*The request*:
Set down every entry again word for word, please, but skip the pictures.

Charts and diagrams as code
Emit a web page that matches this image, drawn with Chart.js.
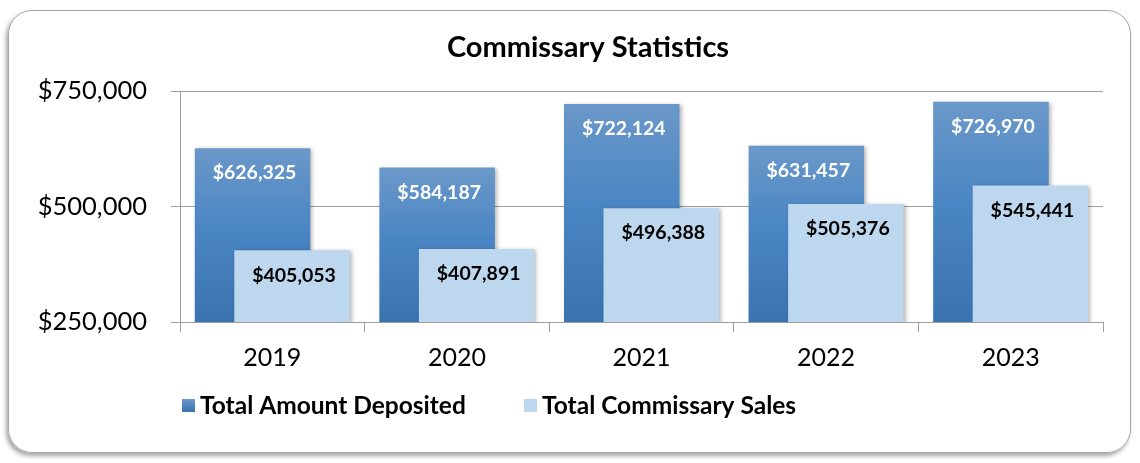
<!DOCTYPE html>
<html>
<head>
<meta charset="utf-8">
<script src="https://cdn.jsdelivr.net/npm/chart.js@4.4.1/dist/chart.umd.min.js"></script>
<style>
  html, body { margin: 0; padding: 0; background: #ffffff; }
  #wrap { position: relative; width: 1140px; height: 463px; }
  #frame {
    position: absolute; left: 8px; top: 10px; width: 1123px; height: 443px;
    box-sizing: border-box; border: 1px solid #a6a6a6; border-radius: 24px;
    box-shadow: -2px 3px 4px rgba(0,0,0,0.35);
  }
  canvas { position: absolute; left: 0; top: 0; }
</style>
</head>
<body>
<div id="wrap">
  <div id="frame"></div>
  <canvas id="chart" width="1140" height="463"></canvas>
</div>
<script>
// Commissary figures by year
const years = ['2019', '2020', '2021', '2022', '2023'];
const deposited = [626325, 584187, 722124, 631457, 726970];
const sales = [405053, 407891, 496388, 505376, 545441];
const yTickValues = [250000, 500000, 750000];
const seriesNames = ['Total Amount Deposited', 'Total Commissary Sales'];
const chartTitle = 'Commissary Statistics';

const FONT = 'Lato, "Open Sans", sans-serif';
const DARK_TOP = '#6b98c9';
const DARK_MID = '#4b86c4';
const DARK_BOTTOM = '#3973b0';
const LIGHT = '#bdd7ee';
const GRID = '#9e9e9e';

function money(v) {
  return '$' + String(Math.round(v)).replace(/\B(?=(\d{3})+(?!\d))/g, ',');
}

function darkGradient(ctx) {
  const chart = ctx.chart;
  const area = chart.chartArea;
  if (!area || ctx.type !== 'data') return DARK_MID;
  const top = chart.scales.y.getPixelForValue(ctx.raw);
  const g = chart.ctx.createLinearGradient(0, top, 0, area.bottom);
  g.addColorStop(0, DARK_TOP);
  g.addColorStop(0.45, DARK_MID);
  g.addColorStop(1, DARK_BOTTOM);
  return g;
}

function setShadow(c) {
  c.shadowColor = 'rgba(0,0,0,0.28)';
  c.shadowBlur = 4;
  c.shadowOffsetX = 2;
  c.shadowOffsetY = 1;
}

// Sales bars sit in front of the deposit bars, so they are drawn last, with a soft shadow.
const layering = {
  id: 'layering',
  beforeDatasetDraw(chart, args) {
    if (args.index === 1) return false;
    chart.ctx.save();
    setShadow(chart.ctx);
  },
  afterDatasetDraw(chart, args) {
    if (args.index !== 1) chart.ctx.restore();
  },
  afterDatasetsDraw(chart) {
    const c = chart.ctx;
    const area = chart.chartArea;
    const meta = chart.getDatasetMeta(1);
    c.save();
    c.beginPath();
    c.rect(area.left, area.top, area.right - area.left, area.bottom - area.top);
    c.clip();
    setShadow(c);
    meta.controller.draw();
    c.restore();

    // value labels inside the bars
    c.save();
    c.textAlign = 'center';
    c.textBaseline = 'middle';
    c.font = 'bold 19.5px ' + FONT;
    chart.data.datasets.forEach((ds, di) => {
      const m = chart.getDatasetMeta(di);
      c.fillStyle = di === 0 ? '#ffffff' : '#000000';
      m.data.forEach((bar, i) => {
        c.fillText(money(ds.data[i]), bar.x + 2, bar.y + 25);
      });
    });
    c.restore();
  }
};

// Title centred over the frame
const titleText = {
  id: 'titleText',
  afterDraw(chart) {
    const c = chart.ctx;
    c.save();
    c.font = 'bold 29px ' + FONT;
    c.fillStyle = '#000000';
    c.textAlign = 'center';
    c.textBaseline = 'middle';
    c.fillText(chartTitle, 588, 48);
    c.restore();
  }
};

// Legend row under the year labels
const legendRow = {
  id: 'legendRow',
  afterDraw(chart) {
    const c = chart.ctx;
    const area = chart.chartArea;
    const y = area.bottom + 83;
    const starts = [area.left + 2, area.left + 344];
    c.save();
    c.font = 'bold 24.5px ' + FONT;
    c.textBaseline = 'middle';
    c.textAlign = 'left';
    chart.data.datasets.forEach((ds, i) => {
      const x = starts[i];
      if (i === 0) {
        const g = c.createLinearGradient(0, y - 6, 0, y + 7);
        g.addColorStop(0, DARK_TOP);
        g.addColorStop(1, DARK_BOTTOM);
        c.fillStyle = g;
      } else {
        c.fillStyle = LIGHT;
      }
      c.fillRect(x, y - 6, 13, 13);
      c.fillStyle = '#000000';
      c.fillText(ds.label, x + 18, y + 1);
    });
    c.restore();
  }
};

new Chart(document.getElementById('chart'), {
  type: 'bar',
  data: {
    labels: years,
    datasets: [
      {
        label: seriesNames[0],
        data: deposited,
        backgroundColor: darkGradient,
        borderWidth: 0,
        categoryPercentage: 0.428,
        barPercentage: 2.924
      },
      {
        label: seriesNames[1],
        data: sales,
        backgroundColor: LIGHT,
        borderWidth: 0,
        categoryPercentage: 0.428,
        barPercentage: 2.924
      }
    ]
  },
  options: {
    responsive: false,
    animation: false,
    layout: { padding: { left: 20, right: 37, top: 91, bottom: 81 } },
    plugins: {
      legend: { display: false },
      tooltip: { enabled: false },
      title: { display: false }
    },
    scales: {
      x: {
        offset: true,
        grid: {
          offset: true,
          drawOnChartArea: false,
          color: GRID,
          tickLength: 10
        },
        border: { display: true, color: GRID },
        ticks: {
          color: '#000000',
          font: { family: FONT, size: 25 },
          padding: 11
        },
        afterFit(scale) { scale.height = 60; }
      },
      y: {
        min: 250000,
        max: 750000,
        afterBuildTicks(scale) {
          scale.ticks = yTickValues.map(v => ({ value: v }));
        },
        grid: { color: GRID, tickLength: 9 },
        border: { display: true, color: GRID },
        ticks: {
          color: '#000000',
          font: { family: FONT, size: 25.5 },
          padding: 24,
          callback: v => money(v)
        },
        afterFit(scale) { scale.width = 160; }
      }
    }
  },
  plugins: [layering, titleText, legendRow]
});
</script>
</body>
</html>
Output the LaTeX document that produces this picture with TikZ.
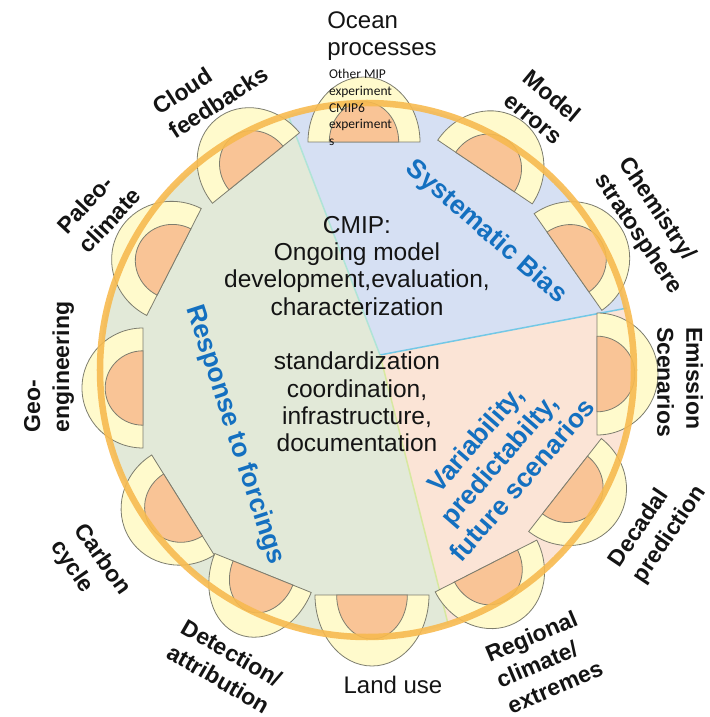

*Solution to this problem*:
Emit a web page that matches this image, drawn with Chart.js.
<!DOCTYPE html>
<html>
<head>
<meta charset="utf-8">
<script src="https://cdn.jsdelivr.net/npm/chart.js@4.4.1/dist/chart.umd.min.js"></script>
<style>
  html, body { margin: 0; padding: 0; background: #ffffff; }
  #wrap { position: relative; width: 1140px; height: 463px; }
  #frame {
    position: absolute; left: 8px; top: 10px; width: 1123px; height: 443px;
    box-sizing: border-box; border: 1px solid #a6a6a6; border-radius: 24px;
    box-shadow: -2px 3px 4px rgba(0,0,0,0.35);
  }
  canvas { position: absolute; left: 0; top: 0; }
</style>
</head>
<body>
<div id="wrap">
  <div id="frame"></div>
  <canvas id="chart" width="1140" height="463"></canvas>
</div>
<script>
// Commissary figures by year
const years = ['2019', '2020', '2021', '2022', '2023'];
const deposited = [626325, 584187, 722124, 631457, 726970];
const sales = [405053, 407891, 496388, 505376, 545441];
const yTickValues = [250000, 500000, 750000];
const seriesNames = ['Total Amount Deposited', 'Total Commissary Sales'];
const chartTitle = 'Commissary Statistics';

const FONT = 'Lato, "Open Sans", sans-serif';
const DARK_TOP = '#6b98c9';
const DARK_MID = '#4b86c4';
const DARK_BOTTOM = '#3973b0';
const LIGHT = '#bdd7ee';
const GRID = '#9e9e9e';

function money(v) {
  return '$' + String(Math.round(v)).replace(/\B(?=(\d{3})+(?!\d))/g, ',');
}

function darkGradient(ctx) {
  const chart = ctx.chart;
  const area = chart.chartArea;
  if (!area || ctx.type !== 'data') return DARK_MID;
  const top = chart.scales.y.getPixelForValue(ctx.raw);
  const g = chart.ctx.createLinearGradient(0, top, 0, area.bottom);
  g.addColorStop(0, DARK_TOP);
  g.addColorStop(0.45, DARK_MID);
  g.addColorStop(1, DARK_BOTTOM);
  return g;
}

function setShadow(c) {
  c.shadowColor = 'rgba(0,0,0,0.28)';
  c.shadowBlur = 4;
  c.shadowOffsetX = 2;
  c.shadowOffsetY = 1;
}

// Sales bars sit in front of the deposit bars, so they are drawn last, with a soft shadow.
const layering = {
  id: 'layering',
  beforeDatasetDraw(chart, args) {
    if (args.index === 1) return false;
    chart.ctx.save();
    setShadow(chart.ctx);
  },
  afterDatasetDraw(chart, args) {
    if (args.index !== 1) chart.ctx.restore();
  },
  afterDatasetsDraw(chart) {
    const c = chart.ctx;
    const area = chart.chartArea;
    const meta = chart.getDatasetMeta(1);
    c.save();
    c.beginPath();
    c.rect(area.left, area.top, area.right - area.left, area.bottom - area.top);
    c.clip();
    setShadow(c);
    meta.controller.draw();
    c.restore();

    // value labels inside the bars
    c.save();
    c.textAlign = 'center';
    c.textBaseline = 'middle';
    c.font = 'bold 19.5px ' + FONT;
    chart.data.datasets.forEach((ds, di) => {
      const m = chart.getDatasetMeta(di);
      c.fillStyle = di === 0 ? '#ffffff' : '#000000';
      m.data.forEach((bar, i) => {
        c.fillText(money(ds.data[i]), bar.x + 2, bar.y + 25);
      });
    });
    c.restore();
  }
};

// Title centred over the frame
const titleText = {
  id: 'titleText',
  afterDraw(chart) {
    const c = chart.ctx;
    c.save();
    c.font = 'bold 29px ' + FONT;
    c.fillStyle = '#000000';
    c.textAlign = 'center';
    c.textBaseline = 'middle';
    c.fillText(chartTitle, 588, 48);
    c.restore();
  }
};

// Legend row under the year labels
const legendRow = {
  id: 'legendRow',
  afterDraw(chart) {
    const c = chart.ctx;
    const area = chart.chartArea;
    const y = area.bottom + 83;
    const starts = [area.left + 2, area.left + 344];
    c.save();
    c.font = 'bold 24.5px ' + FONT;
    c.textBaseline = 'middle';
    c.textAlign = 'left';
    chart.data.datasets.forEach((ds, i) => {
      const x = starts[i];
      if (i === 0) {
        const g = c.createLinearGradient(0, y - 6, 0, y + 7);
        g.addColorStop(0, DARK_TOP);
        g.addColorStop(1, DARK_BOTTOM);
        c.fillStyle = g;
      } else {
        c.fillStyle = LIGHT;
      }
      c.fillRect(x, y - 6, 13, 13);
      c.fillStyle = '#000000';
      c.fillText(ds.label, x + 18, y + 1);
    });
    c.restore();
  }
};

new Chart(document.getElementById('chart'), {
  type: 'bar',
  data: {
    labels: years,
    datasets: [
      {
        label: seriesNames[0],
        data: deposited,
        backgroundColor: darkGradient,
        borderWidth: 0,
        categoryPercentage: 0.428,
        barPercentage: 2.924
      },
      {
        label: seriesNames[1],
        data: sales,
        backgroundColor: LIGHT,
        borderWidth: 0,
        categoryPercentage: 0.428,
        barPercentage: 2.924
      }
    ]
  },
  options: {
    responsive: false,
    animation: false,
    layout: { padding: { left: 20, right: 37, top: 91, bottom: 81 } },
    plugins: {
      legend: { display: false },
      tooltip: { enabled: false },
      title: { display: false }
    },
    scales: {
      x: {
        offset: true,
        grid: {
          offset: true,
          drawOnChartArea: false,
          color: GRID,
          tickLength: 10
        },
        border: { display: true, color: GRID },
        ticks: {
          color: '#000000',
          font: { family: FONT, size: 25 },
          padding: 11
        },
        afterFit(scale) { scale.height = 60; }
      },
      y: {
        min: 250000,
        max: 750000,
        afterBuildTicks(scale) {
          scale.ticks = yTickValues.map(v => ({ value: v }));
        },
        grid: { color: GRID, tickLength: 9 },
        border: { display: true, color: GRID },
        ticks: {
          color: '#000000',
          font: { family: FONT, size: 25.5 },
          padding: 24,
          callback: v => money(v)
        },
        afterFit(scale) { scale.width = 160; }
      }
    }
  },
  plugins: [layering, titleText, legendRow]
});
</script>
</body>
</html>
Output the LaTeX document that produces this picture with TikZ.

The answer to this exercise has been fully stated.